The story of Oedipus Rex confronts both the desire to have the mother and the wish to destroy the father. Star Wars fails to give us a balance in the story by focusing only on the father. Luke’s conflict doesn’t resolve until the very end. Only in confronting both aspects of the Oedipal conflict can a true balance in the force be achieved. In some ways he has to see that his love comes from his mother and competition from his father. Having only competition gives way to anger, rage and hate. Anger, rage and hate represent the dark side of the force. He is incomplete without both and can only resist the impulse to give in to the dark side of the force by having and holding love. His earliest lesson in love would have been the desire for his mother.

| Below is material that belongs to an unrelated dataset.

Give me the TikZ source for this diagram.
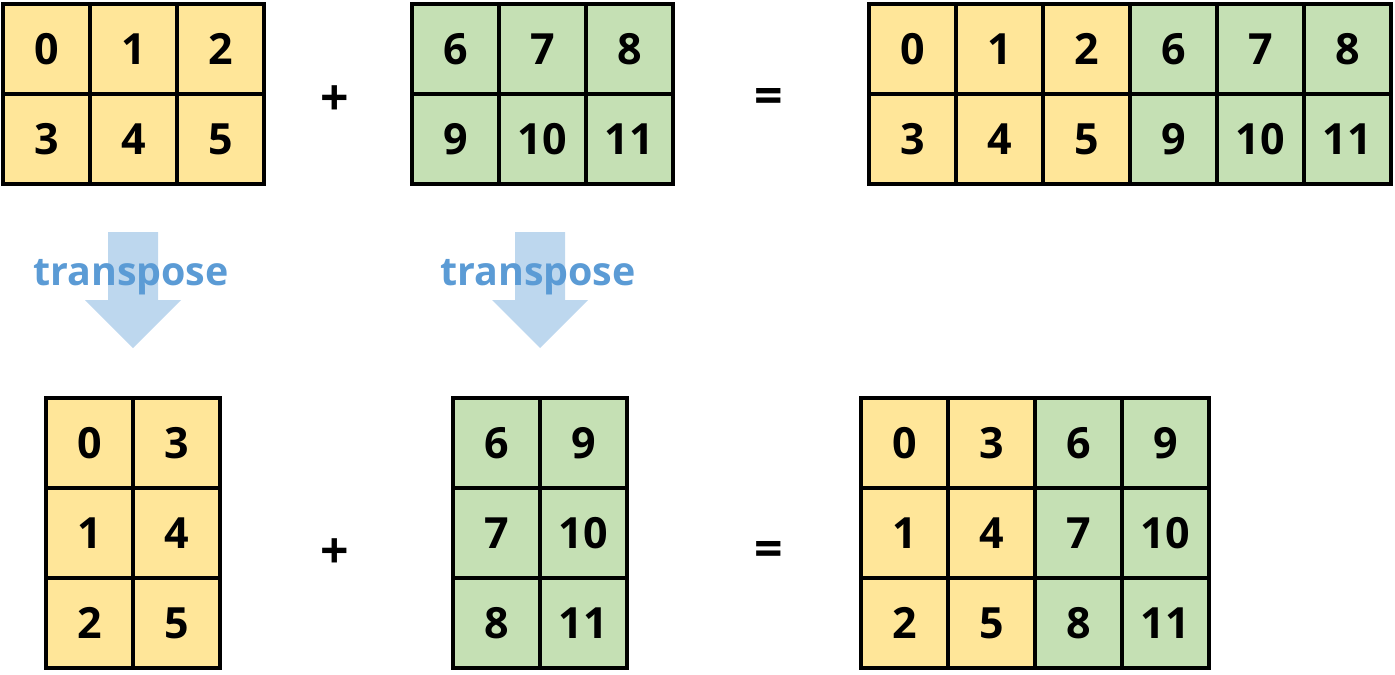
\documentclass[tikz,border=0pt]{standalone}
\usepackage{fontspec}
\setmainfont{Open Sans}
\usepackage{tikz}
\definecolor{cellyellow}{RGB}{255, 230, 153}
\definecolor{cellgreen}{RGB}{197, 224, 180}
\definecolor{arrowblue}{RGB}{189, 215, 238}
\definecolor{textblue}{RGB}{91, 155, 213}
\tikzset{
	cell/.style={draw=black, line width=2pt, minimum width=43.5pt, minimum height=45pt,
		inner sep=0pt, font=\fontsize{21.5}{25}\selectfont\bfseries},
	opsign/.style={font=\fontsize{25}{30}\selectfont\bfseries, inner sep=0pt},
	arrowlabel/.style={font=\fontsize{19.7}{23}\selectfont\bfseries, text=textblue, inner sep=0pt},
}
\begin{document}
\begin{tikzpicture}[x=0.5pt, y=-0.5pt]
	\useasboundingbox (0,0) rectangle (1395,674);
	\def\cw{87}
	\def\ch{90}

	% --- top row: A (2x3) + B (2x3) = [A B] ---
	\foreach \v [count=\i from 0] in {0,1,2,3,4,5} {
		\pgfmathtruncatemacro{\row}{\i/3}
		\pgfmathtruncatemacro{\col}{mod(\i,3)}
		\node[cell, fill=cellyellow] (a\v) at (3+0.5*\cw+\col*\cw, 4+0.5*\ch+\row*\ch) {\v};
	}
	\foreach \v [count=\i from 0] in {6,7,8,9,10,11} {
		\pgfmathtruncatemacro{\row}{\i/3}
		\pgfmathtruncatemacro{\col}{mod(\i,3)}
		\node[cell, fill=cellgreen] (b\v) at (412+0.5*\cw+\col*\cw, 4+0.5*\ch+\row*\ch) {\v};
	}
	\foreach \v [count=\i from 0] in {0,1,2,6,7,8,3,4,5,9,10,11} {
		\pgfmathtruncatemacro{\row}{\i/6}
		\pgfmathtruncatemacro{\col}{mod(\i,6)}
		\ifnum\col<3 \def\fillc{cellyellow}\else \def\fillc{cellgreen}\fi
		\node[cell, fill=\fillc] (ab\v) at (869+0.5*\cw+\col*\cw, 4+0.5*\ch+\row*\ch) {\v};
	}

	\node[opsign] (plustop) at (335,101) {+};
	\node[opsign] (eqtop) at (769,101) {=};

	% --- transpose arrows ---
	\foreach \ax/\nm in {133/tra, 540/trb} {
		\fill[arrowblue] (\ax-25,232) -- (\ax+25,232) -- (\ax+25,300) -- (\ax+48,300)
			-- (\ax,348) -- (\ax-48,300) -- (\ax-25,300) -- cycle;
		\node[arrowlabel] (\nm) at (\ax-2,277) {transpose};
	}

	% --- bottom row: A^T (3x2) + B^T (3x2) = [A^T B^T] ---
	\foreach \v [count=\i from 0] in {0,3,1,4,2,5} {
		\pgfmathtruncatemacro{\row}{\i/2}
		\pgfmathtruncatemacro{\col}{mod(\i,2)}
		\node[cell, fill=cellyellow] (at\v) at (46+0.5*\cw+\col*\cw, 398+0.5*\ch+\row*\ch) {\v};
	}
	\foreach \v [count=\i from 0] in {6,9,7,10,8,11} {
		\pgfmathtruncatemacro{\row}{\i/2}
		\pgfmathtruncatemacro{\col}{mod(\i,2)}
		\node[cell, fill=cellgreen] (bt\v) at (453+0.5*\cw+\col*\cw, 398+0.5*\ch+\row*\ch) {\v};
	}
	\foreach \v [count=\i from 0] in {0,3,6,9,1,4,7,10,2,5,8,11} {
		\pgfmathtruncatemacro{\row}{\i/4}
		\pgfmathtruncatemacro{\col}{mod(\i,4)}
		\ifnum\col<2 \def\fillc{cellyellow}\else \def\fillc{cellgreen}\fi
		\node[cell, fill=\fillc] (abt\v) at (861+0.5*\cw+\col*\cw, 398+0.5*\ch+\row*\ch) {\v};
	}

	\node[opsign] (plusbot) at (335,554) {+};
	\node[opsign] (eqbot) at (769,554) {=};
\end{tikzpicture}
\end{document}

Luke tells us he has no memory of his mother. He needs Leia to remind him of his deep unconscious memory of his mother. His sexual desire for Leia in the earlier movies, and his wish for her forgiveness of his shame and guilt in the later stories bring him back in touch with the feelings he never consciously felt for his mother. When he is able to have and hold those feelings, and only then, is he able to fully become one with the force and find true balance.
—Stephen M Taylor, M. D.
A special analysis present in so many artists!